# Task details
Every line below is to be copied exactly, with the pictures left out.

# Data extract
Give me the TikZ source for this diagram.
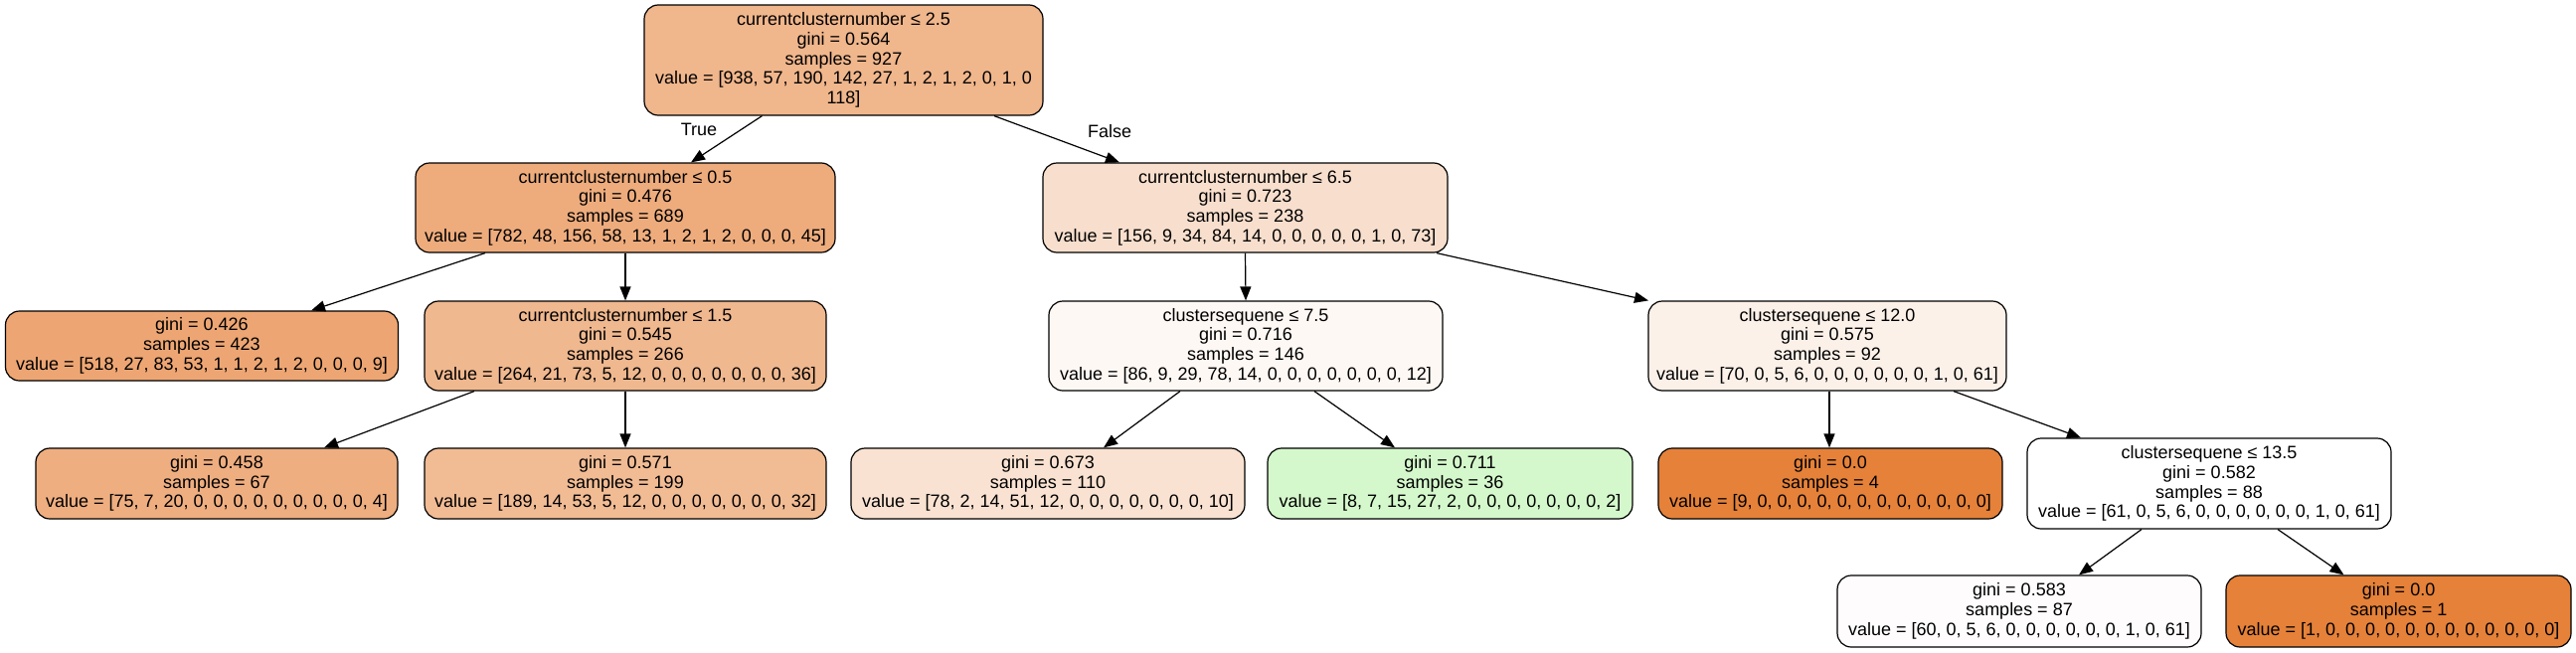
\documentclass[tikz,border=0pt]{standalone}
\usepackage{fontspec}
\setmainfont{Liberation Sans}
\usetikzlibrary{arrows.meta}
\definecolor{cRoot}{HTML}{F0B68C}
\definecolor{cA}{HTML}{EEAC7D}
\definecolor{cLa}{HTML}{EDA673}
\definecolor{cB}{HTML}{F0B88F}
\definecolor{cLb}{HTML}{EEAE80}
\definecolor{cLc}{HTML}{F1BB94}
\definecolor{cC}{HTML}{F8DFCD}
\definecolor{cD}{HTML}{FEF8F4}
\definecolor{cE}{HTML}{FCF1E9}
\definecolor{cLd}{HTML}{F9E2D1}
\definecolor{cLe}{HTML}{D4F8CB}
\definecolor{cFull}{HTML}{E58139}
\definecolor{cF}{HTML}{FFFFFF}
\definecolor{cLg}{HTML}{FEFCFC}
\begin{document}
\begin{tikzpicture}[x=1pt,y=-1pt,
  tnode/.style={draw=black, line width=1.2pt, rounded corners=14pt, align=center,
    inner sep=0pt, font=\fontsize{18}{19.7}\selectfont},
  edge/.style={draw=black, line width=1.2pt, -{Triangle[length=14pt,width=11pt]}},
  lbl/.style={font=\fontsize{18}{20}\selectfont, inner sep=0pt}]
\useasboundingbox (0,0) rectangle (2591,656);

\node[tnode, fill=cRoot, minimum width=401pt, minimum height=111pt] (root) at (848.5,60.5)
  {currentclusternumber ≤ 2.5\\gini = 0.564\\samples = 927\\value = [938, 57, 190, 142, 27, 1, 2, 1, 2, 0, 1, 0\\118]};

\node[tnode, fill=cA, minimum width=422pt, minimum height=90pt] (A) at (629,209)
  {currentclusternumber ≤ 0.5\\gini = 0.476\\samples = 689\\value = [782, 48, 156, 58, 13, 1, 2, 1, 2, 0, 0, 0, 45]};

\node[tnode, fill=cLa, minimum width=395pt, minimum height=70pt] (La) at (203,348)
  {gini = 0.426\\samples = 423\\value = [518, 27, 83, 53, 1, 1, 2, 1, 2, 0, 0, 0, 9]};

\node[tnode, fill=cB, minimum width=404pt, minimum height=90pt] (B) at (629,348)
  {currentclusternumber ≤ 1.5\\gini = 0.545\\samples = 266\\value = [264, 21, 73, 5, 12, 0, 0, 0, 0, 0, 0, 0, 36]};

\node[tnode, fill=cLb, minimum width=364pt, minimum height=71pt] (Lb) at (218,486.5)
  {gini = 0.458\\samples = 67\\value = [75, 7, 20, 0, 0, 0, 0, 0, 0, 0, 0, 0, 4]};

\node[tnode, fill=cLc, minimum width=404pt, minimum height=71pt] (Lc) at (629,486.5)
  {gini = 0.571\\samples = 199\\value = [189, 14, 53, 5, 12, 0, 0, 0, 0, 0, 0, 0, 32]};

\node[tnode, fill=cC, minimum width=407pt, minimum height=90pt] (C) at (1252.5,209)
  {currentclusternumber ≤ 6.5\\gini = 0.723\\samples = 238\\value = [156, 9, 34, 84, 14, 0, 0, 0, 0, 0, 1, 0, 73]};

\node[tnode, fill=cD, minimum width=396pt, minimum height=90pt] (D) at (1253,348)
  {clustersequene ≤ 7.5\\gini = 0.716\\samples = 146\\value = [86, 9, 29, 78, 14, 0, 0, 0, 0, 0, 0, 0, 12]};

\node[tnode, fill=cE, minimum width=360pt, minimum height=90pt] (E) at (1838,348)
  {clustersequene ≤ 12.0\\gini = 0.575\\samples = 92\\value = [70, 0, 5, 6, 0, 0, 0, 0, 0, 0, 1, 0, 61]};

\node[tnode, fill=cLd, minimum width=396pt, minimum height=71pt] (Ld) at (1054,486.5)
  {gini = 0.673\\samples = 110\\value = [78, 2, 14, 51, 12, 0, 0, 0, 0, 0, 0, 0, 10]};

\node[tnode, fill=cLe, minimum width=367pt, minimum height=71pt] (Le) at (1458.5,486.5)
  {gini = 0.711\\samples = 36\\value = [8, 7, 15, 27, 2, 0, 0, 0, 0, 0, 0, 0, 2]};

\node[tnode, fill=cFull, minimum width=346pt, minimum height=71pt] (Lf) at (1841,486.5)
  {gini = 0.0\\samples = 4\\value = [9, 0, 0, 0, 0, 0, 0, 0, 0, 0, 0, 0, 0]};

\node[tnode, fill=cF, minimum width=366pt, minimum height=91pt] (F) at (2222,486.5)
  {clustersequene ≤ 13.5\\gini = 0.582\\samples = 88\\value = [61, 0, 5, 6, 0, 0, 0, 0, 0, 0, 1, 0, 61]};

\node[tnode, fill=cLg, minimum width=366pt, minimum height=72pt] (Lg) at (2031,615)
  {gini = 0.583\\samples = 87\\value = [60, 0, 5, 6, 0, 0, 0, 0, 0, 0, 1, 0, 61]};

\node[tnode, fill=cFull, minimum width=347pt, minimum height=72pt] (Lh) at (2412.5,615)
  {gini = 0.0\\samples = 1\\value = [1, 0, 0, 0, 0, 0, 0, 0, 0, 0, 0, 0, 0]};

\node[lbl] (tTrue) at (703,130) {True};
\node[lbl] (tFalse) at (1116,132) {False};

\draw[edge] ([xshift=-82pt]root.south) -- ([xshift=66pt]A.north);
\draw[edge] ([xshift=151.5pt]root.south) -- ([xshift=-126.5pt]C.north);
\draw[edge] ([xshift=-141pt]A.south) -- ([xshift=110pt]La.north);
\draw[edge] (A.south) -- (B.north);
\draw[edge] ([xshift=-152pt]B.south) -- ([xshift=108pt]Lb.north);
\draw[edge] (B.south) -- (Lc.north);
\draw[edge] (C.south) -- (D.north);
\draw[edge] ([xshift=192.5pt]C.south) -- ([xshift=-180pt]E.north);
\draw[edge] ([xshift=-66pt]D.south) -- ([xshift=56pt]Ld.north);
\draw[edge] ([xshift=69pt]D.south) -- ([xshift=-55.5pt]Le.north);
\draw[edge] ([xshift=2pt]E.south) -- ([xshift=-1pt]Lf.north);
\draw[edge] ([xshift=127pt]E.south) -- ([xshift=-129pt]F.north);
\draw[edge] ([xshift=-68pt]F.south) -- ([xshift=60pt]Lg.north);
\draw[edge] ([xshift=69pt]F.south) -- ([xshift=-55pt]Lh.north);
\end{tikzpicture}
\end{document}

# Completed task
Give me the TikZ source for this diagram.
\documentclass[tikz,border=0pt]{standalone}
\usepackage{fontspec}
\setmainfont{Liberation Sans}
\usetikzlibrary{arrows.meta}
\definecolor{cRoot}{HTML}{F0B68C}
\definecolor{cA}{HTML}{EEAC7D}
\definecolor{cLa}{HTML}{EDA673}
\definecolor{cB}{HTML}{F0B88F}
\definecolor{cLb}{HTML}{EEAE80}
\definecolor{cLc}{HTML}{F1BB94}
\definecolor{cC}{HTML}{F8DFCD}
\definecolor{cD}{HTML}{FEF8F4}
\definecolor{cE}{HTML}{FCF1E9}
\definecolor{cLd}{HTML}{F9E2D1}
\definecolor{cLe}{HTML}{D4F8CB}
\definecolor{cFull}{HTML}{E58139}
\definecolor{cF}{HTML}{FFFFFF}
\definecolor{cLg}{HTML}{FEFCFC}
\begin{document}
\begin{tikzpicture}[x=1pt,y=-1pt,
  tnode/.style={draw=black, line width=1.2pt, rounded corners=14pt, align=center,
    inner sep=0pt, font=\fontsize{18}{19.7}\selectfont},
  edge/.style={draw=black, line width=1.2pt, -{Triangle[length=14pt,width=11pt]}},
  lbl/.style={font=\fontsize{18}{20}\selectfont, inner sep=0pt}]
\useasboundingbox (0,0) rectangle (2591,656);

\node[tnode, fill=cRoot, minimum width=401pt, minimum height=111pt] (root) at (848.5,60.5)
  {currentclusternumber ≤ 2.5\\gini = 0.564\\samples = 927\\value = [938, 57, 190, 142, 27, 1, 2, 1, 2, 0, 1, 0\\118]};

\node[tnode, fill=cA, minimum width=422pt, minimum height=90pt] (A) at (629,209)
  {currentclusternumber ≤ 0.5\\gini = 0.476\\samples = 689\\value = [782, 48, 156, 58, 13, 1, 2, 1, 2, 0, 0, 0, 45]};

\node[tnode, fill=cLa, minimum width=395pt, minimum height=70pt] (La) at (203,348)
  {gini = 0.426\\samples = 423\\value = [518, 27, 83, 53, 1, 1, 2, 1, 2, 0, 0, 0, 9]};

\node[tnode, fill=cB, minimum width=404pt, minimum height=90pt] (B) at (629,348)
  {currentclusternumber ≤ 1.5\\gini = 0.545\\samples = 266\\value = [264, 21, 73, 5, 12, 0, 0, 0, 0, 0, 0, 0, 36]};

\node[tnode, fill=cLb, minimum width=364pt, minimum height=71pt] (Lb) at (218,486.5)
  {gini = 0.458\\samples = 67\\value = [75, 7, 20, 0, 0, 0, 0, 0, 0, 0, 0, 0, 4]};

\node[tnode, fill=cLc, minimum width=404pt, minimum height=71pt] (Lc) at (629,486.5)
  {gini = 0.571\\samples = 199\\value = [189, 14, 53, 5, 12, 0, 0, 0, 0, 0, 0, 0, 32]};

\node[tnode, fill=cC, minimum width=407pt, minimum height=90pt] (C) at (1252.5,209)
  {currentclusternumber ≤ 6.5\\gini = 0.723\\samples = 238\\value = [156, 9, 34, 84, 14, 0, 0, 0, 0, 0, 1, 0, 73]};

\node[tnode, fill=cD, minimum width=396pt, minimum height=90pt] (D) at (1253,348)
  {clustersequene ≤ 7.5\\gini = 0.716\\samples = 146\\value = [86, 9, 29, 78, 14, 0, 0, 0, 0, 0, 0, 0, 12]};

\node[tnode, fill=cE, minimum width=360pt, minimum height=90pt] (E) at (1838,348)
  {clustersequene ≤ 12.0\\gini = 0.575\\samples = 92\\value = [70, 0, 5, 6, 0, 0, 0, 0, 0, 0, 1, 0, 61]};

\node[tnode, fill=cLd, minimum width=396pt, minimum height=71pt] (Ld) at (1054,486.5)
  {gini = 0.673\\samples = 110\\value = [78, 2, 14, 51, 12, 0, 0, 0, 0, 0, 0, 0, 10]};

\node[tnode, fill=cLe, minimum width=367pt, minimum height=71pt] (Le) at (1458.5,486.5)
  {gini = 0.711\\samples = 36\\value = [8, 7, 15, 27, 2, 0, 0, 0, 0, 0, 0, 0, 2]};

\node[tnode, fill=cFull, minimum width=346pt, minimum height=71pt] (Lf) at (1841,486.5)
  {gini = 0.0\\samples = 4\\value = [9, 0, 0, 0, 0, 0, 0, 0, 0, 0, 0, 0, 0]};

\node[tnode, fill=cF, minimum width=366pt, minimum height=91pt] (F) at (2222,486.5)
  {clustersequene ≤ 13.5\\gini = 0.582\\samples = 88\\value = [61, 0, 5, 6, 0, 0, 0, 0, 0, 0, 1, 0, 61]};

\node[tnode, fill=cLg, minimum width=366pt, minimum height=72pt] (Lg) at (2031,615)
  {gini = 0.583\\samples = 87\\value = [60, 0, 5, 6, 0, 0, 0, 0, 0, 0, 1, 0, 61]};

\node[tnode, fill=cFull, minimum width=347pt, minimum height=72pt] (Lh) at (2412.5,615)
  {gini = 0.0\\samples = 1\\value = [1, 0, 0, 0, 0, 0, 0, 0, 0, 0, 0, 0, 0]};

\node[lbl] (tTrue) at (703,130) {True};
\node[lbl] (tFalse) at (1116,132) {False};

\draw[edge] ([xshift=-82pt]root.south) -- ([xshift=66pt]A.north);
\draw[edge] ([xshift=151.5pt]root.south) -- ([xshift=-126.5pt]C.north);
\draw[edge] ([xshift=-141pt]A.south) -- ([xshift=110pt]La.north);
\draw[edge] (A.south) -- (B.north);
\draw[edge] ([xshift=-152pt]B.south) -- ([xshift=108pt]Lb.north);
\draw[edge] (B.south) -- (Lc.north);
\draw[edge] (C.south) -- (D.north);
\draw[edge] ([xshift=192.5pt]C.south) -- ([xshift=-180pt]E.north);
\draw[edge] ([xshift=-66pt]D.south) -- ([xshift=56pt]Ld.north);
\draw[edge] ([xshift=69pt]D.south) -- ([xshift=-55.5pt]Le.north);
\draw[edge] ([xshift=2pt]E.south) -- ([xshift=-1pt]Lf.north);
\draw[edge] ([xshift=127pt]E.south) -- ([xshift=-129pt]F.north);
\draw[edge] ([xshift=-68pt]F.south) -- ([xshift=60pt]Lg.north);
\draw[edge] ([xshift=69pt]F.south) -- ([xshift=-55pt]Lh.north);
\end{tikzpicture}
\end{document}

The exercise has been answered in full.